**OBJECTIVE**
Everything from the first line of the data below through the line that contains "s.set_linewidth(1.2)" should be written out exactly, please, and nothing more; the pictures stay out.

**PROVIDED INFORMATION**
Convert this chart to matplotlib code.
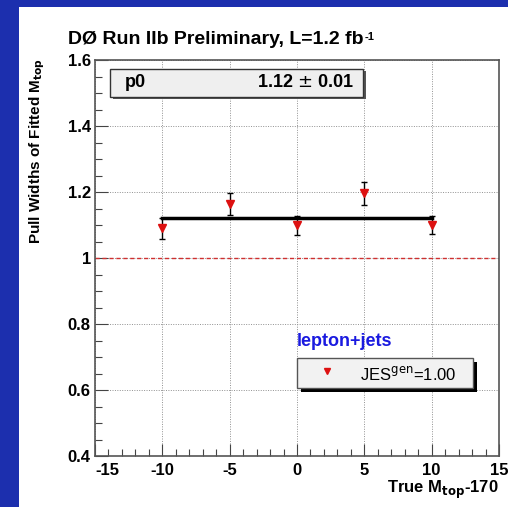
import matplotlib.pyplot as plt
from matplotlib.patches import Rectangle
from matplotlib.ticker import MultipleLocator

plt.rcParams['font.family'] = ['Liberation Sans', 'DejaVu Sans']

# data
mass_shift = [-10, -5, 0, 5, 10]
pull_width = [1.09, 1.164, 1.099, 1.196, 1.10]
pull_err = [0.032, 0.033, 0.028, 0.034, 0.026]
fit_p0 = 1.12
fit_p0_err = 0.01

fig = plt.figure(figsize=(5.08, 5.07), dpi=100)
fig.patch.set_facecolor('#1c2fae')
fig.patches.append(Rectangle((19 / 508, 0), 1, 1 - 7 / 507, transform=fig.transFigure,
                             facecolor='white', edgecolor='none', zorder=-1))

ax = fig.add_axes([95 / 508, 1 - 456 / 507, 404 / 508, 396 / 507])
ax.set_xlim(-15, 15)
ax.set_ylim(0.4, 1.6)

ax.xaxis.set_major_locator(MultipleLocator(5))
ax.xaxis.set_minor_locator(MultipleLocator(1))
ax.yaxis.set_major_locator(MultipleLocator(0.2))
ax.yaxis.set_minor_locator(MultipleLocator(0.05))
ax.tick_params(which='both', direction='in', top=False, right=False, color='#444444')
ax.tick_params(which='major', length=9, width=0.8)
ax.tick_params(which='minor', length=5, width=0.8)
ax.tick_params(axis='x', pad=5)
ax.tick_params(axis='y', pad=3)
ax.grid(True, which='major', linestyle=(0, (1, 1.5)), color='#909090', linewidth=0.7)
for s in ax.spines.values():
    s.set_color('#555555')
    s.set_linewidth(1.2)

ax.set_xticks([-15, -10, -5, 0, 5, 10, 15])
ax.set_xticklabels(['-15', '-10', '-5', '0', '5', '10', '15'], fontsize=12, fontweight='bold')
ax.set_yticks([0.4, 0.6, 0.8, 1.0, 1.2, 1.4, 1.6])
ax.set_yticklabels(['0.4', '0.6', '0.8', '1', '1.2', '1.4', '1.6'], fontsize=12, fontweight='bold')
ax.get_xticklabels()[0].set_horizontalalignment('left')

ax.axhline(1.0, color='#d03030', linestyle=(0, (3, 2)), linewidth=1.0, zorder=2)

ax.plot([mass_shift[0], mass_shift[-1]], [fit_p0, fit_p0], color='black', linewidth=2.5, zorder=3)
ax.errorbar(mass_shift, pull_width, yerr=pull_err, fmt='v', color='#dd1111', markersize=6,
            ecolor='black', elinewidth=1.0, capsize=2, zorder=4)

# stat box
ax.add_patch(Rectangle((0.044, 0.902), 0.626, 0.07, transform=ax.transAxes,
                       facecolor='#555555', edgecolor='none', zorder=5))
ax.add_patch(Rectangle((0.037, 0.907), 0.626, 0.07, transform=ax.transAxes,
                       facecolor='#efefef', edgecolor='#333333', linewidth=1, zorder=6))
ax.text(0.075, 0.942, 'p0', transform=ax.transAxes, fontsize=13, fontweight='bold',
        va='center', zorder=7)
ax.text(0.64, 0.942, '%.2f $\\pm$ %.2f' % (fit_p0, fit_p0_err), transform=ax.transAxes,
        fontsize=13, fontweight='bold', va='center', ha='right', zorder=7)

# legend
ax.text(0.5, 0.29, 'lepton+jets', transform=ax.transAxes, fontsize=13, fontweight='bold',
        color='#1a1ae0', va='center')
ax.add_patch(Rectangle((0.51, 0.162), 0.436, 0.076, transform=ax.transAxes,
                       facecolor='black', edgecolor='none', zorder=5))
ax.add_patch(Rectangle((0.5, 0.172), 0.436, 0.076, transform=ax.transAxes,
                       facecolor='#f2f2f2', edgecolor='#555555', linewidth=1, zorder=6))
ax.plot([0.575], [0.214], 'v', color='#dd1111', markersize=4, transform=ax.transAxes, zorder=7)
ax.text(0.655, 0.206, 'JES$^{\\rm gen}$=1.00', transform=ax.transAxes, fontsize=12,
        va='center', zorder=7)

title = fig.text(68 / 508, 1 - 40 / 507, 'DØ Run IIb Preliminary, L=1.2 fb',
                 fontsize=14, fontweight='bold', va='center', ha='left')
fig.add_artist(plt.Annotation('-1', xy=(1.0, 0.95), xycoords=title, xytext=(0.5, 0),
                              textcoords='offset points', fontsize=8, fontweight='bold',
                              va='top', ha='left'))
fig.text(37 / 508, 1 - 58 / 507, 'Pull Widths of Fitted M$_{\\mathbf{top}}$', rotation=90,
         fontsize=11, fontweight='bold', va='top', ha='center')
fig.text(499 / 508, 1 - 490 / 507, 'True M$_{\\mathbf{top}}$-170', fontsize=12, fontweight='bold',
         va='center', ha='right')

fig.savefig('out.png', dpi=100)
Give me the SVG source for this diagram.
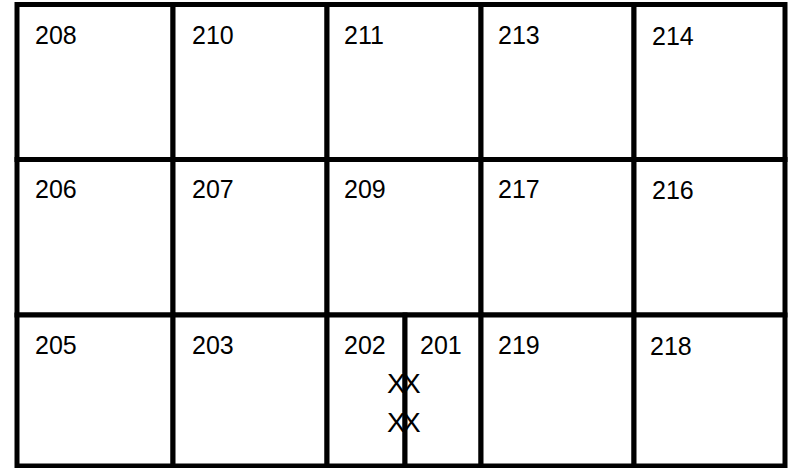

**SOLUTION**
Convert this chart to matplotlib code.
import matplotlib.pyplot as plt
from matplotlib.patches import Rectangle
from matplotlib.ticker import MultipleLocator

plt.rcParams['font.family'] = ['Liberation Sans', 'DejaVu Sans']

# data
mass_shift = [-10, -5, 0, 5, 10]
pull_width = [1.09, 1.164, 1.099, 1.196, 1.10]
pull_err = [0.032, 0.033, 0.028, 0.034, 0.026]
fit_p0 = 1.12
fit_p0_err = 0.01

fig = plt.figure(figsize=(5.08, 5.07), dpi=100)
fig.patch.set_facecolor('#1c2fae')
fig.patches.append(Rectangle((19 / 508, 0), 1, 1 - 7 / 507, transform=fig.transFigure,
                             facecolor='white', edgecolor='none', zorder=-1))

ax = fig.add_axes([95 / 508, 1 - 456 / 507, 404 / 508, 396 / 507])
ax.set_xlim(-15, 15)
ax.set_ylim(0.4, 1.6)

ax.xaxis.set_major_locator(MultipleLocator(5))
ax.xaxis.set_minor_locator(MultipleLocator(1))
ax.yaxis.set_major_locator(MultipleLocator(0.2))
ax.yaxis.set_minor_locator(MultipleLocator(0.05))
ax.tick_params(which='both', direction='in', top=False, right=False, color='#444444')
ax.tick_params(which='major', length=9, width=0.8)
ax.tick_params(which='minor', length=5, width=0.8)
ax.tick_params(axis='x', pad=5)
ax.tick_params(axis='y', pad=3)
ax.grid(True, which='major', linestyle=(0, (1, 1.5)), color='#909090', linewidth=0.7)
for s in ax.spines.values():
    s.set_color('#555555')
    s.set_linewidth(1.2)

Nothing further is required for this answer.